---- COLLECTED DATA
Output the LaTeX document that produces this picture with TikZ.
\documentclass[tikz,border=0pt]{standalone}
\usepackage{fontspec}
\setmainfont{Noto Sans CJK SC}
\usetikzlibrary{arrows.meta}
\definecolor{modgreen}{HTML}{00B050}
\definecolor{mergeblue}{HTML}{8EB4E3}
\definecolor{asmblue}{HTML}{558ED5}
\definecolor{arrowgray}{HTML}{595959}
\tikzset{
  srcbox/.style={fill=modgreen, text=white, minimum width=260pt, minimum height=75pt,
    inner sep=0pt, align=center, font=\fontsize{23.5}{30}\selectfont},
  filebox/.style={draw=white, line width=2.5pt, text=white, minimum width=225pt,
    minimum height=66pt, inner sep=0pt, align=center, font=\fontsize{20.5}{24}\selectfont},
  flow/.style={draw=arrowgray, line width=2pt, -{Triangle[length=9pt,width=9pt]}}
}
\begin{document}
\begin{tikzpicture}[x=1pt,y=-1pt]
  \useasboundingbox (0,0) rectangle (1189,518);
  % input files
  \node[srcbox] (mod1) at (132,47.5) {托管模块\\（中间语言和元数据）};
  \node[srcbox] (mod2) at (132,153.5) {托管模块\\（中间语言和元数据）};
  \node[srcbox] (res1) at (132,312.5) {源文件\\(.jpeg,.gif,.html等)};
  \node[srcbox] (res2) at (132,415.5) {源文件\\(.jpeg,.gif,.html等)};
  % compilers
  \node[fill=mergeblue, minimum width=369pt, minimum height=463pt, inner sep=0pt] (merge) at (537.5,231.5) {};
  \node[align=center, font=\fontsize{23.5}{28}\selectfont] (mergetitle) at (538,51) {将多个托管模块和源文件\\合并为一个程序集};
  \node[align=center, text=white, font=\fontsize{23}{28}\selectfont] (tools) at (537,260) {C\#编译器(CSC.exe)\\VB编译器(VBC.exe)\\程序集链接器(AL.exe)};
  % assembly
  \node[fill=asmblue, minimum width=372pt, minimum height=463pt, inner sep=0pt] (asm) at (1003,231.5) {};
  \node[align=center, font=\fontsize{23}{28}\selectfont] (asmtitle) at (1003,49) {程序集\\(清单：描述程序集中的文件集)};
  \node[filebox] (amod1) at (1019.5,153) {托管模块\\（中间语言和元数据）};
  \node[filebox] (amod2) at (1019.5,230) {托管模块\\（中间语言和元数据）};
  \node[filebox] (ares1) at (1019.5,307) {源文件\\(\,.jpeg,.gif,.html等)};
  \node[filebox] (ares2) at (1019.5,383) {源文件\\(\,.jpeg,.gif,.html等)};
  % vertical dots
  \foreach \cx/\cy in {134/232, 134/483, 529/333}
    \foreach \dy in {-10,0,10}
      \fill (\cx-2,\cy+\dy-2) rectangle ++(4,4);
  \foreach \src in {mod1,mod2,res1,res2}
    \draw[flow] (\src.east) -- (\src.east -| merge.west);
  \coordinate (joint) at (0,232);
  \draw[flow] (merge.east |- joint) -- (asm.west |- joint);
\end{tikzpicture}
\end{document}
--------
YOUR OBJECTIVE: Your task is to return the full listing exactly as it was given.

COMPLETED TASK:
Output the LaTeX document that produces this picture with TikZ.
\documentclass[tikz,border=0pt]{standalone}
\usepackage{fontspec}
\setmainfont{Noto Sans CJK SC}
\usetikzlibrary{arrows.meta}
\definecolor{modgreen}{HTML}{00B050}
\definecolor{mergeblue}{HTML}{8EB4E3}
\definecolor{asmblue}{HTML}{558ED5}
\definecolor{arrowgray}{HTML}{595959}
\tikzset{
  srcbox/.style={fill=modgreen, text=white, minimum width=260pt, minimum height=75pt,
    inner sep=0pt, align=center, font=\fontsize{23.5}{30}\selectfont},
  filebox/.style={draw=white, line width=2.5pt, text=white, minimum width=225pt,
    minimum height=66pt, inner sep=0pt, align=center, font=\fontsize{20.5}{24}\selectfont},
  flow/.style={draw=arrowgray, line width=2pt, -{Triangle[length=9pt,width=9pt]}}
}
\begin{document}
\begin{tikzpicture}[x=1pt,y=-1pt]
  \useasboundingbox (0,0) rectangle (1189,518);
  % input files
  \node[srcbox] (mod1) at (132,47.5) {托管模块\\（中间语言和元数据）};
  \node[srcbox] (mod2) at (132,153.5) {托管模块\\（中间语言和元数据）};
  \node[srcbox] (res1) at (132,312.5) {源文件\\(.jpeg,.gif,.html等)};
  \node[srcbox] (res2) at (132,415.5) {源文件\\(.jpeg,.gif,.html等)};
  % compilers
  \node[fill=mergeblue, minimum width=369pt, minimum height=463pt, inner sep=0pt] (merge) at (537.5,231.5) {};
  \node[align=center, font=\fontsize{23.5}{28}\selectfont] (mergetitle) at (538,51) {将多个托管模块和源文件\\合并为一个程序集};
  \node[align=center, text=white, font=\fontsize{23}{28}\selectfont] (tools) at (537,260) {C\#编译器(CSC.exe)\\VB编译器(VBC.exe)\\程序集链接器(AL.exe)};
  % assembly
  \node[fill=asmblue, minimum width=372pt, minimum height=463pt, inner sep=0pt] (asm) at (1003,231.5) {};
  \node[align=center, font=\fontsize{23}{28}\selectfont] (asmtitle) at (1003,49) {程序集\\(清单：描述程序集中的文件集)};
  \node[filebox] (amod1) at (1019.5,153) {托管模块\\（中间语言和元数据）};
  \node[filebox] (amod2) at (1019.5,230) {托管模块\\（中间语言和元数据）};
  \node[filebox] (ares1) at (1019.5,307) {源文件\\(\,.jpeg,.gif,.html等)};
  \node[filebox] (ares2) at (1019.5,383) {源文件\\(\,.jpeg,.gif,.html等)};
  % vertical dots
  \foreach \cx/\cy in {134/232, 134/483, 529/333}
    \foreach \dy in {-10,0,10}
      \fill (\cx-2,\cy+\dy-2) rectangle ++(4,4);
  \foreach \src in {mod1,mod2,res1,res2}
    \draw[flow] (\src.east) -- (\src.east -| merge.west);
  \coordinate (joint) at (0,232);
  \draw[flow] (merge.east |- joint) -- (asm.west |- joint);
\end{tikzpicture}
\end{document}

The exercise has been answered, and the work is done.